カトリックの教えによると、天主は、宇宙を位階的な秩序において創造し給い、全被造物における最高の主権者である。

「団体主義 collegiality」に関するカトリックの概念は、カトリック教会における権威の位階的な秩序をあくまでも主張する。

後述する通り、カトリックと近代主義とでは、真理に対する理解を大いに異にする。カトリックは、天主が客観的な現実であることの優位性を擁護する。他方で、近代主義は個人の意見の主観的な表現を尊重する。この真理の定義の違いの故に、教会がどのように統治されるべきかに関する二つの対立する見解が生じた。

カトリックの教えによると、天主は、宇宙を位階的な秩序において創造し給い、全被造物における最高の主権者である。同様に、天主は、イエズス・キリストの天主のペルソナにおいて、ご自分の唯一の真の教会を創立し給うた。この教会に、イエズス・キリストは、ペトロとその後継者を教会の目に見える頭として任命した。

聖伝に従って、これらの後継者たち、すなわち教皇らは、教会における全ての職務に対して、直接のかつ間接的ではない裁治権を行使してきた。道徳、教義、規律に関することにおいて、教皇の発言は最終的な決定である。何故なら、教皇はキリストの直接の権威をもって話すからである。

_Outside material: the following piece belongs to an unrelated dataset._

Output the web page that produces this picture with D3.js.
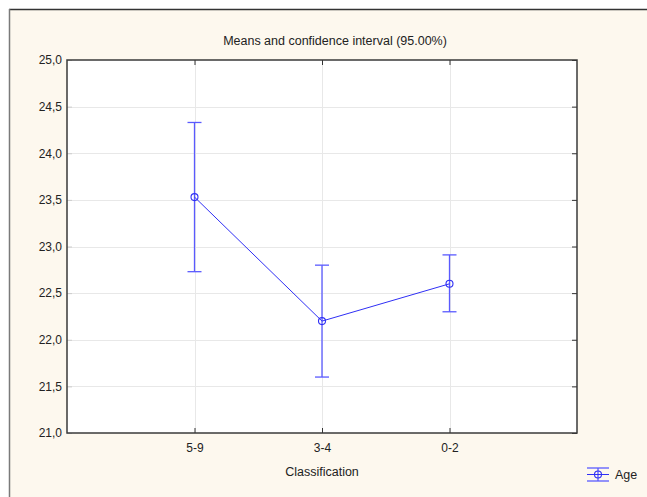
<!DOCTYPE html>
<html>
<head>
<meta charset="utf-8">
<script src="https://cdn.jsdelivr.net/npm/d3@7"></script>
<style>
  body { margin: 0; background: #fff; }
  svg { display: block; font-family: "Liberation Sans", Arial, sans-serif; }
</style>
</head>
<body>
<div id="chart"></div>
<script>
// means and 95% CI for Age by Classification
const categories = ["5-9", "3-4", "0-2"];
const means = [23.53, 22.20, 22.60];
const upper = [24.33, 22.80, 22.91];
const lower = [22.73, 21.60, 22.30];
const yTicks = [21.0, 21.5, 22.0, 22.5, 23.0, 23.5, 24.0, 24.5, 25.0];

const width = 647, height = 497;
const margin = { left: 67, right: 70, top: 60, bottom: 64 };
const lineColor = "#2f2ff5";
const barColor = "#5a5aff";

const svg = d3.select("#chart").append("svg")
  .attr("width", width).attr("height", height);

// outer panel
svg.append("rect").attr("x", 9).attr("y", 9).attr("width", width - 9).attr("height", height - 9)
  .attr("fill", "#fdf8ee");
svg.append("line").attr("x1", 9).attr("x2", width).attr("y1", 9.5).attr("y2", 9.5)
  .attr("stroke", "#333").attr("stroke-width", 1.5);
svg.append("line").attr("x1", 9.5).attr("x2", 9.5).attr("y1", 9).attr("y2", height)
  .attr("stroke", "#7a7a7a").attr("stroke-width", 1.5);

const x = d3.scalePoint().domain(categories).range([margin.left, width - margin.right]).padding(1);
const y = d3.scaleLinear().domain([21, 25]).range([height - margin.bottom, margin.top]);

const plot = svg.append("g");
plot.append("rect")
  .attr("x", margin.left).attr("y", margin.top)
  .attr("width", width - margin.left - margin.right)
  .attr("height", height - margin.top - margin.bottom)
  .attr("fill", "#fff");

// grid
plot.selectAll(".hgrid").data(yTicks.slice(1, -1)).enter().append("line")
  .attr("x1", margin.left).attr("x2", width - margin.right)
  .attr("y1", d => Math.round(y(d)) + 0.5).attr("y2", d => Math.round(y(d)) + 0.5)
  .attr("stroke", "#e8e8e8");
plot.selectAll(".vgrid").data(categories).enter().append("line")
  .attr("y1", margin.top).attr("y2", height - margin.bottom)
  .attr("x1", d => Math.round(x(d)) + 0.5).attr("x2", d => Math.round(x(d)) + 0.5)
  .attr("stroke", "#e8e8e8");

// axes with inward ticks
const yAxisL = d3.axisLeft(y).tickValues(yTicks).tickSizeInner(-5).tickSizeOuter(0)
  .tickFormat(d => d3.format(".1f")(d).replace(".", ","));
svg.append("g").attr("transform", `translate(${margin.left},0)`).call(yAxisL)
  .call(g => g.select(".domain").remove())
  .call(g => g.selectAll(".tick line").attr("stroke", "#ccc"))
  .call(g => g.selectAll("text").attr("x", -5).attr("font-size", 12).attr("fill", "#222").attr("font-family", "Liberation Sans, Arial"));

const yAxisR = d3.axisRight(y).tickValues(yTicks).tickSizeInner(-5).tickSizeOuter(0).tickFormat("");
svg.append("g").attr("transform", `translate(${width - margin.right},0)`).call(yAxisR)
  .call(g => g.select(".domain").remove())
  .call(g => g.selectAll(".tick line").attr("stroke", "#333"));

const xAxisB = d3.axisBottom(x).tickSizeInner(-5).tickSizeOuter(0);
svg.append("g").attr("transform", `translate(0,${height - margin.bottom})`).call(xAxisB)
  .call(g => g.select(".domain").remove())
  .call(g => g.selectAll(".tick line").attr("stroke", "#333"))
  .call(g => g.selectAll("text").attr("y", 10).attr("font-size", 12).attr("fill", "#222").attr("font-family", "Liberation Sans, Arial"));

const xAxisT = d3.axisTop(x).tickSizeInner(-5).tickSizeOuter(0).tickFormat("");
svg.append("g").attr("transform", `translate(0,${margin.top})`).call(xAxisT)
  .call(g => g.select(".domain").remove())
  .call(g => g.selectAll(".tick line").attr("stroke", "#333"));

// plot frame
svg.append("rect")
  .attr("x", margin.left).attr("y", margin.top)
  .attr("width", width - margin.left - margin.right)
  .attr("height", height - margin.top - margin.bottom)
  .attr("fill", "none").attr("stroke", "#3a3a3a").attr("stroke-width", 1.5);

// error bars
const capW = 7;
const bars = svg.append("g").selectAll("g").data(categories).enter().append("g");
bars.append("line")
  .attr("x1", d => x(d)).attr("x2", d => x(d))
  .attr("y1", (d, i) => y(upper[i])).attr("y2", (d, i) => y(lower[i]))
  .attr("stroke", barColor).attr("stroke-width", 1.3);
bars.append("line")
  .attr("x1", d => x(d) - capW).attr("x2", d => x(d) + capW)
  .attr("y1", (d, i) => y(upper[i])).attr("y2", (d, i) => y(upper[i]))
  .attr("stroke", barColor).attr("stroke-width", 1.3);
bars.append("line")
  .attr("x1", d => x(d) - capW).attr("x2", d => x(d) + capW)
  .attr("y1", (d, i) => y(lower[i])).attr("y2", (d, i) => y(lower[i]))
  .attr("stroke", barColor).attr("stroke-width", 1.3);

// mean line
const line = d3.line().x((d, i) => x(categories[i])).y(d => y(d));
svg.append("path").datum(means).attr("d", line)
  .attr("fill", "none").attr("stroke", lineColor).attr("stroke-width", 1);

svg.append("g").selectAll("circle").data(means).enter().append("circle")
  .attr("cx", (d, i) => x(categories[i])).attr("cy", d => y(d)).attr("r", 3.5)
  .attr("fill", "none").attr("stroke", lineColor).attr("stroke-width", 1.1);

// title and axis label
svg.append("text").attr("x", 335).attr("y", 45).attr("text-anchor", "middle")
  .attr("font-size", 12.5).attr("fill", "#222").text("Means and confidence interval (95.00%)");
svg.append("text").attr("x", (margin.left + width - margin.right) / 2).attr("y", 476)
  .attr("text-anchor", "middle").attr("font-size", 12.5).attr("fill", "#222").text("Classification");

// legend
const lg = svg.append("g").attr("transform", "translate(598,474.5)");
lg.append("line").attr("x1", -11).attr("x2", 11).attr("y1", -6.5).attr("y2", -6.5).attr("stroke", barColor).attr("stroke-width", 1.3);
lg.append("line").attr("x1", -11).attr("x2", 11).attr("y1", 6.5).attr("y2", 6.5).attr("stroke", barColor).attr("stroke-width", 1.3);
lg.append("line").attr("x1", 0).attr("x2", 0).attr("y1", -6.5).attr("y2", 6.5).attr("stroke", barColor).attr("stroke-width", 1.3);
lg.append("line").attr("x1", -11).attr("x2", 11).attr("y1", 0).attr("y2", 0).attr("stroke", lineColor).attr("stroke-width", 1);
lg.append("circle").attr("r", 3.5).attr("fill", "none").attr("stroke", lineColor).attr("stroke-width", 1.1);
svg.append("text").attr("x", 615).attr("y", 479).attr("font-size", 12.5).attr("fill", "#222").text("Age");
</script>
</body>
</html>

同様に、司教たちは、他の使徒らの後継者として、その権能を天主から受け、それぞれの司教区において、宗教に関する最高の権威を行使する。この司教の権威は、教皇による特別の介入だけに従属する。

 

明瞭な位階的な構造に対する脅威

近代主義に従った団体主義という概念は、自由、および個人の権利ということに関する誤った理解から生じているので、上に述べたような明確で位階的な構造を脅かす。近代主義による団体主義は、厳格な民主主義的な過程によって、教会を常にいつでも統治すべきであるとするからだ。

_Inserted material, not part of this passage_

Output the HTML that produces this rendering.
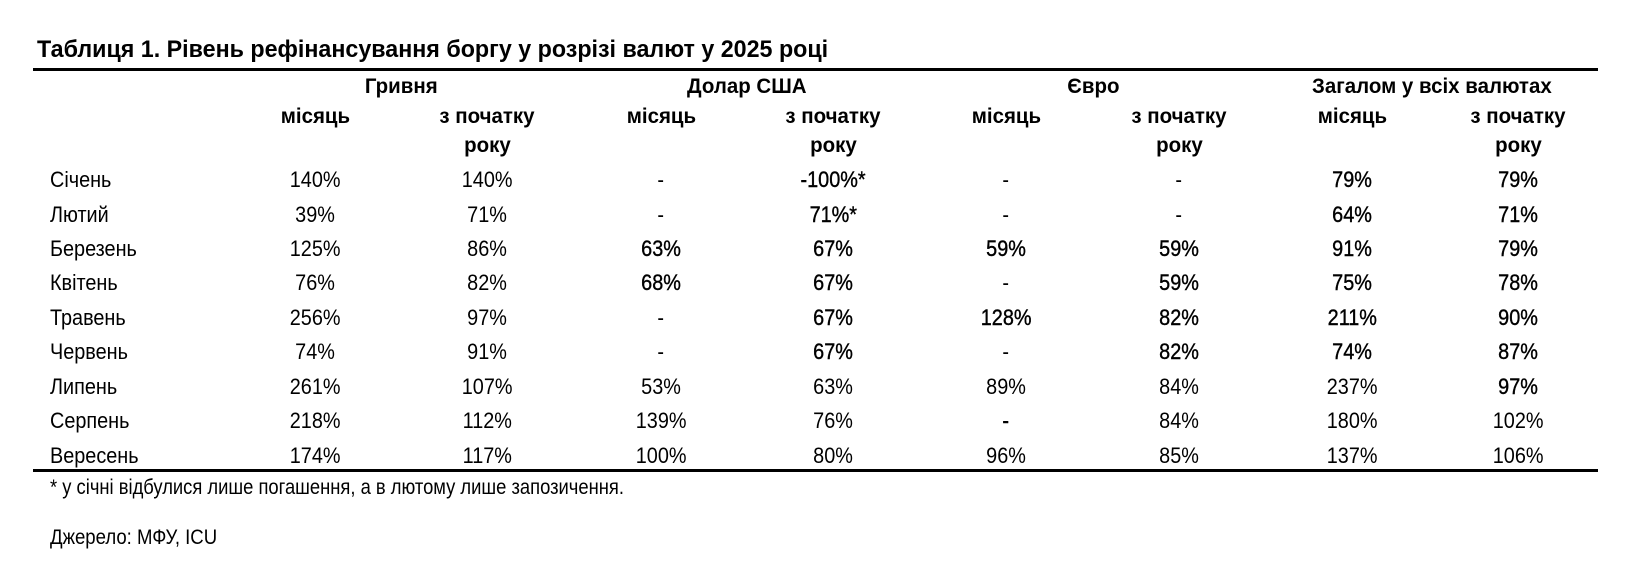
<!DOCTYPE html>
<html><head><meta charset="utf-8">
<style>
html,body{margin:0;padding:0;background:#fff;}
body{width:1643px;height:565px;position:relative;overflow:hidden;font-family:"Liberation Sans","DejaVu Sans",sans-serif;color:#000;--kt:1;--kh:0.97;--kd:0.9;--kf:0.86;--ks:0.85;}
.a{position:absolute;white-space:nowrap;line-height:1;}
.t{font-size:24px;font-weight:bold;transform:scaleX(var(--kt));transform-origin:0 0;}
.h{font-size:21.5px;font-weight:bold;}
.d{font-size:22px;}
.f{font-size:21px;transform:scaleX(var(--kf));transform-origin:0 0;}
.src{font-size:21px;transform:scaleX(var(--ks));transform-origin:0 0;}
.lab{transform:scaleX(var(--kd));transform-origin:0 0;}
.c{width:300px;margin-left:-150px;text-align:center;}
.c span{display:inline-block;line-height:1;transform-origin:50% 50%;}
.h.c span{transform:scaleX(var(--kh));}
.d.c span{transform:scaleX(var(--kd));}
.b span{-webkit-text-stroke:0.4px #000;}
.rule{position:absolute;left:33px;width:1565px;height:3px;background:#000;}
</style>
</head><body>

<div class="a t" id="rt" style="left:37px;top:38px;">Таблиця 1. Рівень рефінансування боргу у розрізі валют у 2025 році</div>
<div class="rule" style="top:68px;"></div>

<!-- group headers -->
<div class="a h c" style="left:401px;top:76px;"><span>Гривня</span></div>
<div class="a h c" style="left:747px;top:76px;"><span>Долар США</span></div>
<div class="a h c" style="left:1093px;top:76px;"><span>Євро</span></div>
<div class="a h c" style="left:1432px;top:76px;"><span id="rh">Загалом у всіх валютах</span></div>

<!-- sub headers -->
<div class="a h c" style="left:315px;top:106px;"><span>місяць</span></div>
<div class="a h c" style="left:487px;top:106px;"><span>з початку</span></div>
<div class="a h c" style="left:487px;top:135px;"><span>року</span></div>
<div class="a h c" style="left:661px;top:106px;"><span>місяць</span></div>
<div class="a h c" style="left:833px;top:106px;"><span>з початку</span></div>
<div class="a h c" style="left:833px;top:135px;"><span>року</span></div>
<div class="a h c" style="left:1006px;top:106px;"><span>місяць</span></div>
<div class="a h c" style="left:1179px;top:106px;"><span>з початку</span></div>
<div class="a h c" style="left:1179px;top:135px;"><span>року</span></div>
<div class="a h c" style="left:1352px;top:106px;"><span>місяць</span></div>
<div class="a h c" style="left:1518px;top:106px;"><span>з початку</span></div>
<div class="a h c" style="left:1518px;top:135px;"><span>року</span></div>

<!-- Row 1 -->
<div class="a d lab" style="left:50px;top:169px;">Січень</div>
<div class="a d c" style="left:315px;top:169px;"><span id="rd">140%</span></div>
<div class="a d c" style="left:487px;top:169px;"><span>140%</span></div>
<div class="a d c" style="left:661px;top:169px;"><span>-</span></div>
<div class="a d c b" style="left:833px;top:169px;"><span>-100%*</span></div>
<div class="a d c" style="left:1006px;top:169px;"><span>-</span></div>
<div class="a d c" style="left:1179px;top:169px;"><span>-</span></div>
<div class="a d c b" style="left:1352px;top:169px;"><span>79%</span></div>
<div class="a d c b" style="left:1518px;top:169px;"><span>79%</span></div>

<!-- Row 2 -->
<div class="a d lab" style="left:50px;top:203.5px;">Лютий</div>
<div class="a d c" style="left:315px;top:203.5px;"><span>39%</span></div>
<div class="a d c" style="left:487px;top:203.5px;"><span>71%</span></div>
<div class="a d c" style="left:661px;top:203.5px;"><span>-</span></div>
<div class="a d c b" style="left:833px;top:203.5px;"><span>71%*</span></div>
<div class="a d c" style="left:1006px;top:203.5px;"><span>-</span></div>
<div class="a d c" style="left:1179px;top:203.5px;"><span>-</span></div>
<div class="a d c b" style="left:1352px;top:203.5px;"><span>64%</span></div>
<div class="a d c b" style="left:1518px;top:203.5px;"><span>71%</span></div>

<!-- Row 3 -->
<div class="a d lab" style="left:50px;top:238px;">Березень</div>
<div class="a d c" style="left:315px;top:238px;"><span>125%</span></div>
<div class="a d c" style="left:487px;top:238px;"><span>86%</span></div>
<div class="a d c b" style="left:661px;top:238px;"><span>63%</span></div>
<div class="a d c b" style="left:833px;top:238px;"><span>67%</span></div>
<div class="a d c b" style="left:1006px;top:238px;"><span>59%</span></div>
<div class="a d c b" style="left:1179px;top:238px;"><span>59%</span></div>
<div class="a d c b" style="left:1352px;top:238px;"><span>91%</span></div>
<div class="a d c b" style="left:1518px;top:238px;"><span>79%</span></div>

<!-- Row 4 -->
<div class="a d lab" style="left:50px;top:272.4px;">Квітень</div>
<div class="a d c" style="left:315px;top:272.4px;"><span>76%</span></div>
<div class="a d c" style="left:487px;top:272.4px;"><span>82%</span></div>
<div class="a d c b" style="left:661px;top:272.4px;"><span>68%</span></div>
<div class="a d c b" style="left:833px;top:272.4px;"><span>67%</span></div>
<div class="a d c" style="left:1006px;top:272.4px;"><span>-</span></div>
<div class="a d c b" style="left:1179px;top:272.4px;"><span>59%</span></div>
<div class="a d c b" style="left:1352px;top:272.4px;"><span>75%</span></div>
<div class="a d c b" style="left:1518px;top:272.4px;"><span>78%</span></div>

<!-- Row 5 -->
<div class="a d lab" style="left:50px;top:306.9px;">Травень</div>
<div class="a d c" style="left:315px;top:306.9px;"><span>256%</span></div>
<div class="a d c" style="left:487px;top:306.9px;"><span>97%</span></div>
<div class="a d c" style="left:661px;top:306.9px;"><span>-</span></div>
<div class="a d c b" style="left:833px;top:306.9px;"><span>67%</span></div>
<div class="a d c b" style="left:1006px;top:306.9px;"><span>128%</span></div>
<div class="a d c b" style="left:1179px;top:306.9px;"><span>82%</span></div>
<div class="a d c b" style="left:1352px;top:306.9px;"><span>211%</span></div>
<div class="a d c b" style="left:1518px;top:306.9px;"><span>90%</span></div>

<!-- Row 6 -->
<div class="a d lab" style="left:50px;top:341.3px;">Червень</div>
<div class="a d c" style="left:315px;top:341.3px;"><span>74%</span></div>
<div class="a d c" style="left:487px;top:341.3px;"><span>91%</span></div>
<div class="a d c" style="left:661px;top:341.3px;"><span>-</span></div>
<div class="a d c b" style="left:833px;top:341.3px;"><span>67%</span></div>
<div class="a d c" style="left:1006px;top:341.3px;"><span>-</span></div>
<div class="a d c b" style="left:1179px;top:341.3px;"><span>82%</span></div>
<div class="a d c b" style="left:1352px;top:341.3px;"><span>74%</span></div>
<div class="a d c b" style="left:1518px;top:341.3px;"><span>87%</span></div>

<!-- Row 7 -->
<div class="a d lab" style="left:50px;top:375.8px;">Липень</div>
<div class="a d c" style="left:315px;top:375.8px;"><span>261%</span></div>
<div class="a d c" style="left:487px;top:375.8px;"><span>107%</span></div>
<div class="a d c" style="left:661px;top:375.8px;"><span>53%</span></div>
<div class="a d c" style="left:833px;top:375.8px;"><span>63%</span></div>
<div class="a d c" style="left:1006px;top:375.8px;"><span>89%</span></div>
<div class="a d c" style="left:1179px;top:375.8px;"><span>84%</span></div>
<div class="a d c" style="left:1352px;top:375.8px;"><span>237%</span></div>
<div class="a d c b" style="left:1518px;top:375.8px;"><span>97%</span></div>

<!-- Row 8 -->
<div class="a d lab" style="left:50px;top:410.2px;">Серпень</div>
<div class="a d c" style="left:315px;top:410.2px;"><span>218%</span></div>
<div class="a d c" style="left:487px;top:410.2px;"><span>112%</span></div>
<div class="a d c" style="left:661px;top:410.2px;"><span>139%</span></div>
<div class="a d c" style="left:833px;top:410.2px;"><span>76%</span></div>
<div class="a d c b" style="left:1006px;top:410.2px;"><span>-</span></div>
<div class="a d c" style="left:1179px;top:410.2px;"><span>84%</span></div>
<div class="a d c" style="left:1352px;top:410.2px;"><span>180%</span></div>
<div class="a d c" style="left:1518px;top:410.2px;"><span>102%</span></div>

<!-- Row 9 -->
<div class="a d lab" style="left:50px;top:444.7px;">Вересень</div>
<div class="a d c" style="left:315px;top:444.7px;"><span>174%</span></div>
<div class="a d c" style="left:487px;top:444.7px;"><span>117%</span></div>
<div class="a d c" style="left:661px;top:444.7px;"><span>100%</span></div>
<div class="a d c" style="left:833px;top:444.7px;"><span>80%</span></div>
<div class="a d c" style="left:1006px;top:444.7px;"><span>96%</span></div>
<div class="a d c" style="left:1179px;top:444.7px;"><span>85%</span></div>
<div class="a d c" style="left:1352px;top:444.7px;"><span>137%</span></div>
<div class="a d c" style="left:1518px;top:444.7px;"><span>106%</span></div>

<div class="rule" style="top:469px;"></div>

<div class="a f" id="rf" style="left:50px;top:477px;">* у січні відбулися лише погашення, а в лютому лише запозичення.</div>
<div class="a src" id="rs" style="left:50px;top:527px;">Джерело: МФУ, ICU</div>

<script>
(function(){
  function k(id,target){var e=document.getElementById(id);if(!e)return null;var w=e.offsetWidth;return w?target/w:null;}
  var s=document.body.style;
  var v;
  v=k('rt',791); if(v) s.setProperty('--kt',v);
  v=k('rh',240); if(v) s.setProperty('--kh',v);
  v=k('rd',50.5); if(v) s.setProperty('--kd',v);
  v=k('rf',574); if(v) s.setProperty('--kf',v);
  v=k('rs',167); if(v) s.setProperty('--ks',v);
})();
</script>
</body></html>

したがって教皇は、自分の主張を自由にすることができるが、枢機卿や司教たちも自分の意見をいつでも発言することが許されなければならないとされる。同様に、一人の司教は、自分の司教区において、全ての司祭らの意見を聞き、彼らの見解を尊重しなければならないと主張する。さらに、それぞれの主任司祭は、自分の小教区の全ての信徒らに諮問しなければならない、とする。

近代主義によると、これこそが、全ての人が持つ不可侵の個人の権利と自由が保全される唯一のやり方である。従って、それが教皇であろうと、全ての人々は、自分の意見を伝達し、妥協することを学ばなければならない、とされる。

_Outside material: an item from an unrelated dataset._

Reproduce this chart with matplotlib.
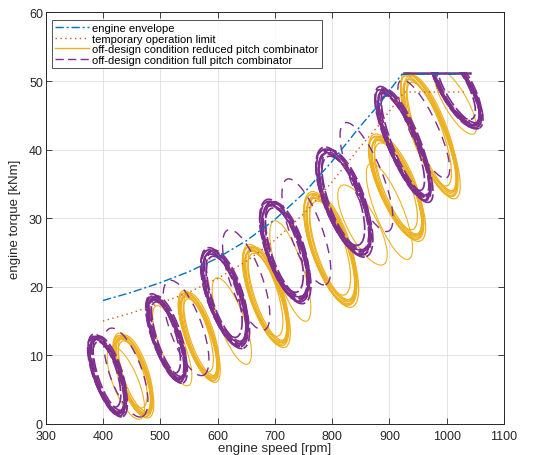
import matplotlib
matplotlib.use('Agg')
import matplotlib.pyplot as plt
from matplotlib.patches import Ellipse, Rectangle
from matplotlib.transforms import Affine2D

plt.rcParams['font.family'] = ['Liberation Sans', 'DejaVu Sans']

# engine envelope and temporary operation limit
env_speed = [400, 450, 500, 550, 600, 650, 700, 750, 800, 850, 880, 900, 922, 1030]
env_torque = [18.0, 19.2, 20.6, 22.2, 24.2, 26.7, 29.8, 33.6, 38.3, 43.5, 46.4, 48.6, 51.0, 51.0]
lim_speed = [400, 450, 500, 550, 600, 650, 700, 750, 800, 850, 880, 900, 926, 1030]
lim_torque = [15.0, 16.2, 17.6, 19.2, 21.2, 23.7, 26.8, 30.6, 35.3, 40.5, 43.4, 45.6, 48.4, 48.4]

# settled orbits: centre speed [rpm], centre torque [kNm],
# long / short half axis [rpm equivalent], tilt [deg]
red_speed = [453, 568, 685, 798, 913, 971]
red_torque = [7.1, 12.8, 18.7, 25.5, 34.5, 42.1]
red_long = [72, 78, 88, 99, 94, 110]
red_short = [23, 22, 26, 31, 29, 28]
red_tilt = [19, 19, 19, 19, 23, 21]

full_speed = [408, 511, 613, 718, 821, 925, 1017]
full_torque = [7.1, 12.5, 18.4, 25.2, 32.4, 40.8, 48.8]
full_long = [70, 76, 86, 89, 95, 102, 72]
full_short = [22, 22, 28, 30, 32, 25, 25]
full_tilt = [19, 19, 19, 19, 21, 23, 30]

# transient orbits between the settled ones
red_tr_speed = [440, 521, 625, 727, 853, 1015, 900]
red_tr_torque = [6.0, 11.4, 15.0, 22.3, 29.0, 47.0, 31.0]
red_tr_long = [68, 75, 80, 92, 78, 65, 90]
red_tr_short = [22, 21, 22, 23, 26, 20, 24]
red_tr_tilt = [22, 22, 20, 18, 28, 30, 22]

full_tr_speed = [440, 545, 650, 755, 860, 960]
full_tr_torque = [7.5, 14.0, 21.0, 28.0, 36.0, 43.0]
full_tr_long = [82, 88, 93, 98, 102, 94]
full_tr_short = [28, 28, 28, 28, 28, 24]
full_tr_tilt = [20, 20, 20, 20, 22, 25]

# spread of the repeated loops around each settled orbit
loop_scale = [0.90, 0.93, 0.95, 0.97, 0.99, 1.0, 1.02, 1.04, 1.06]
loop_dspeed = [-4, 3, -1, 4, 0, -3, 2, -2, 1]
loop_dtorque = [0.4, -0.3, 0.0, 0.3, -0.4, 0.1, -0.1, 0.2, -0.2]

# torque cap where the orbits run along the envelope
cap_full_speed = [925, 1040]
cap_full_torque = [51.2, 51.2]
cap_red_speed = [935, 985]
cap_red_torque = [51.0, 51.0]

c_env = '#0072BD'
c_lim = '#D95319'
c_red = '#EDB120'
c_full = '#7E2F8E'

fig = plt.figure(figsize=(5.4, 4.56), dpi=100)
ax = fig.add_axes([0.0846, 0.068, 0.8487, 0.9026])
ax.set_xlim(300, 1100)
ax.set_ylim(0, 60)

# rpm per kNm so the ellipses can be laid out in screen-like proportions
bb = ax.get_position()
ratio = (800 / (bb.width * 540)) / (60 / (bb.height * 456))
tr = Affine2D().scale(1, 1 / ratio) + ax.transData
clip = Rectangle((300, 0), 800, 51.3, transform=ax.transData)


def loops(cx, cy, a, b, tilt, color, lw, dashed, k0):
    for i, (s, dx, dy) in enumerate(zip(loop_scale, loop_dspeed, loop_dtorque)):
        ls = (((i + k0) * 2.3) % 9, (8, 2)) if dashed else '-'
        e = Ellipse(((cx + dx), (cy + dy) * ratio), 2 * b * s, 2 * a * s,
                    angle=tilt + (i % 3 - 1), transform=tr, fill=False, ec=color,
                    lw=lw, ls=ls, zorder=2)
        ax.add_patch(e)
        e.set_clip_path(clip)


def single(cx, cy, a, b, tilt, color, lw, ls):
    e = Ellipse((cx, cy * ratio), 2 * b, 2 * a, angle=tilt, transform=tr,
                fill=False, ec=color, lw=lw, ls=ls, zorder=2)
    ax.add_patch(e)
    e.set_clip_path(clip)


for k in range(len(red_speed)):
    loops(red_speed[k], red_torque[k], red_long[k], red_short[k], red_tilt[k],
          c_red, 0.9, False, k)
for k in range(len(red_tr_speed)):
    single(red_tr_speed[k], red_tr_torque[k], red_tr_long[k], red_tr_short[k],
           red_tr_tilt[k], c_red, 0.8, '-')
for k in range(len(full_speed)):
    loops(full_speed[k], full_torque[k], full_long[k], full_short[k], full_tilt[k],
          c_full, 1.25, True, k)
for k in range(len(full_tr_speed)):
    single(full_tr_speed[k], full_tr_torque[k], full_tr_long[k], full_tr_short[k],
           full_tr_tilt[k], c_full, 1.0, (0, (7, 5)))

ax.plot(cap_red_speed, cap_red_torque, color=c_red, lw=1.2, zorder=2)
ax.plot(cap_full_speed, cap_full_torque, color=c_full, lw=1.8, zorder=2)

ax.plot(env_speed, env_torque, color=c_env, lw=1.0, ls=(0, (6, 2, 1.5, 2)), zorder=3,
        label='engine envelope')
ax.plot(lim_speed, lim_torque, color=c_lim, lw=1.0, ls=(0, (1, 2.5)), zorder=3,
        label='temporary operation limit')
ax.plot([], [], color=c_red, lw=1.0, label='off-design condition reduced pitch combinator')
ax.plot([], [], color=c_full, lw=1.0, ls=(0, (6, 3)),
        label='off-design condition full pitch combinator')

ax.set_xticks(range(300, 1101, 100))
ax.set_yticks(range(0, 61, 10))
ax.grid(True, color='#dedede', lw=0.6)
ax.set_axisbelow(True)
ax.tick_params(direction='in', top=True, right=True, length=4, width=0.6,
               labelsize=9, colors='#262626', pad=2)
ax.tick_params(axis='x', pad=4.5)
for sp in ax.spines.values():
    sp.set_linewidth(0.7)
    sp.set_color('#262626')

ax.set_xlabel('engine speed [rpm]', fontsize=9.5, color='#262626', labelpad=0)
ax.set_ylabel('engine torque [kNm]', fontsize=9.5, color='#262626', labelpad=6)

leg = ax.legend(loc='upper left', bbox_to_anchor=(0.014, 0.982), fontsize=8.0,
                frameon=True, fancybox=False, handlelength=3.0, handletextpad=0.3,
                labelspacing=0.05, borderpad=0.3, borderaxespad=0)
leg.get_frame().set_edgecolor('#262626')
leg.get_frame().set_linewidth(0.7)

fig.savefig('out.png', dpi=100)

討論したり話し合ったりすることをそれほどまでも熱心に追求することは、教会のために天主の望まれた位階的な本性を深刻に歪めてしまう。また、教会の指導者たちの行動を不必要に妨げる。

 

団体主義という概念の本当の意味

カトリックは、常に団体主義を重んじてきた。しかし、それは、近代主義によって提示されているのとは、極めて異なった意味での団体主義だ。

全てのカトリック者たち、とりわけ司祭と司教らは、天主の真理と霊魂の救いという共通の使命によって一緒になっている。この意味で、全てのカトリック者は、全てにおいて天主のより大いなる栄光を共に求めている。

これらの二つの主要な目的――天主への愛と隣人への愛――が尊重される限り、カトリック者たちは、自分たちが別の責任をもち、異なる職務を行うにしても、一致と調和とにおいて、働く。

しかしながら、この団体主義の本当の概念は、いかなる決定をする時でも長い話し合いを必ずしも必要とはしない。何故なら、カトリック者は、第一にそして何よりも、信仰を守る使命に忠実である限り、それぞれの事業において、一致と調和とを保ち続けるからだ。

 

尊重と明白な区別

もちろん、教皇と司教たちは、互いに助言を求めるべきである。また司祭たち、信徒たちにも、ふさわしい時に、助言を求めるべきである。しかし、そのような審議がふさわしくない場合、非生産的、あるいは不必要な場合、彼らはそうする義務はない。

さらに、教会は、その長い歴史において、多くの公会議を開催してきた。しかし、教皇らがこれらの公会議を主催し、個々の司教たちは、公会議で決定されたことを、おのおの教区において執行する直接の責任をもっていた。

団体主義は、正しく理解されるなら、教会の位階制の多様な全ての構成員の間のあるべき尊重と明白な区別とを維持し、信仰の本質的な諸真理を教え、守るという共通の使命を続けることを可能にする。